Namun, penggunaan bahasa yang tidak tepat oleh orang tua sering kali menghambat proses ini. Misalnya, ketika orang tua secara konsisten menggunakan kata seperti “mamam” alih-alih “makan,” anak cenderung meniru bentuk tersebut. Pada tahap awal, hal ini mungkin terlihat lucu dan menyenangkan, tetapi efek jangka panjangnya dapat mempersulit anak untuk mengucapkan kata-kata dengan benar, terutama dalam situasi formal. Hambatan pada perkembangan berbicara sang anak di masa yang akan datang itu tidak hanya mempengaruhi pada penyesuaian sosial dan pribadi anak, namun juga akan mempengaruhi pada penyesuaian akademi anak (Puspita, 2019:155).
DAMPAK BURUK TERHADAP PENGUCAPAN
Anak-anak yang tumbuh dalam lingkungan dengan kebiasaan buruk dalam penggunaan bahasa sering kali menghadapi tantangan dalam pengucapan fonem tertentu. Pasalnya, hambatan yang biasa dialami oleh anak ketika melafalkan bunyi bahasa adalah belum sempurnanya alat ucap yang dimilikinya. Hal itu disebabkan karena anak masih berada dalam masa pertumbuhan. Seiring dengan berjalannya waktu, seharusnya anak akan menjadi lebih jelas ketika melafalkan sebuah kata- kata atau bunyi bahasa. Dan jika anak dikelilingi oleh lingkungan yang memiliki kebiasaan buruk dalam penggunaan bahasa, alih-alih anak itu menjadi lebih jelas ketika melafalkan sebuah kata- kata atau bunyi bahasa, yang terjadi adalah anak akan terjerumus pada kebiasaan buruk dalam berbahasa itu juga. Contohnya seperti mengganti fonem /r/ dengan /l/, sehingga kata seperti "lari" menjadi "lali."

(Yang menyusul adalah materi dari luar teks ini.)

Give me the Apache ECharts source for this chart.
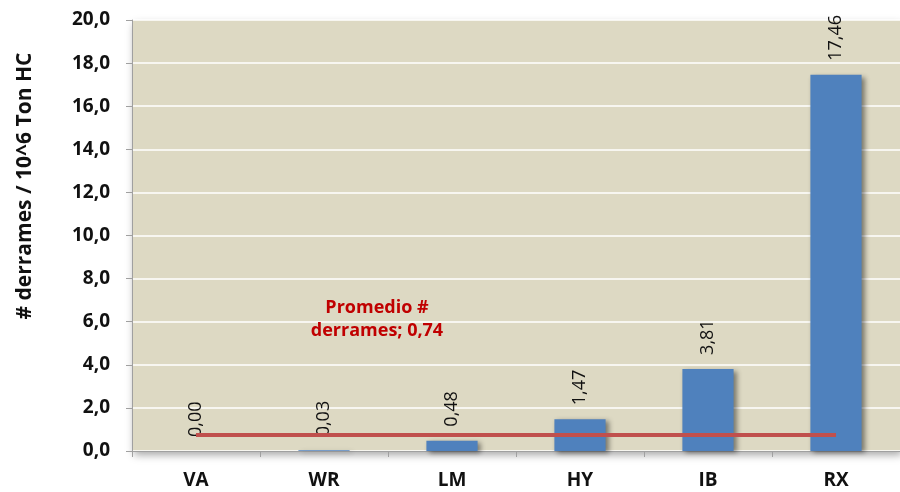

Selain itu, kebiasaan ini memperkuat pola fonologis yang tidak tepat. Contohnya, anak yang terbiasa mendengar “pintel” untuk “pintar” mungkin kesulitan membedakan bunyi asli dalam kata tersebut. Penelitian yang dilakukan oleh Kartika (2024) menyimpulkan bahwa pola asuh dari orang tua maupun keluarga juga berpengaruh terhadap perkembangan pelafalan bunyi bahasa pada anak.
PENTINGNYA INTERAKSI VERBAL YANG TEPAT
Kajian psikolinguistik menegaskan bahwa pemerolehan bahasa anak adalah proses kompleks yang melibatkan aspek semantik, fonologi, dan sintaksis. Pada aspek semantik, anak-anak mulai memahami hubungan antara kata dan objek atau tindakan. Dalam aspek fonologi, mereka belajar memproduksi bunyi-bunyi bahasa dengan benar. Sementara dalam aspek pemerolehan sintaksis pada anak merupakan suatu rangkaian kesatuan yang dimulai dari ucapan satu kata, menuju kalimat sederhana dengan gabungan kata yang lebih rumit yakni sintaksis (Tarigan, 2011:5). Penelitian oleh Firdhayanty (2021) menemukan bahwa ujaran anak pada perlu mendapat perhatian, khususnya orang tua dan anak juga harus sering diajak untuk berdialog agar memudahkan anak dalam pemerolehan ataupun penguasaan bahasa, khususnya pemerolehan sintaksis.
Aspek-aspek yang telah disebutkan tadi menjadi semakin penting dalam konteks masalah anak cadel. Jika orang tua memberikan contoh pengucapan yang benar dan secara konsisten memperbaiki kesalahan anak dengan cara yang positif, kemampuan berbahasa anak dapat meningkat. Sebaliknya, jika kebiasaan buruk dalam penggunaan bahasa terus dipertahankan, anak dapat mengalami kesulitan adaptasi dalam situasi formal, seperti di sekolah.
STRATEGI UNTUK MENGATASI MASALAH
Mengatasi masalah cadel pada anak membutuhkan upaya kolaboratif antara orang tua, pendidik, dan lingkungan sosial anak. Pertama, orang tua perlu berhenti menggunakan bahasa bayi dalam percakapan sehari-hari. Penelitian Nina dkk. (2023) menunjukkan bahwa lingkungan keluarga yang memberikan stimulasi verbal yang tepat berkontribusi signifikan terhadap perkembangan bahasa anak.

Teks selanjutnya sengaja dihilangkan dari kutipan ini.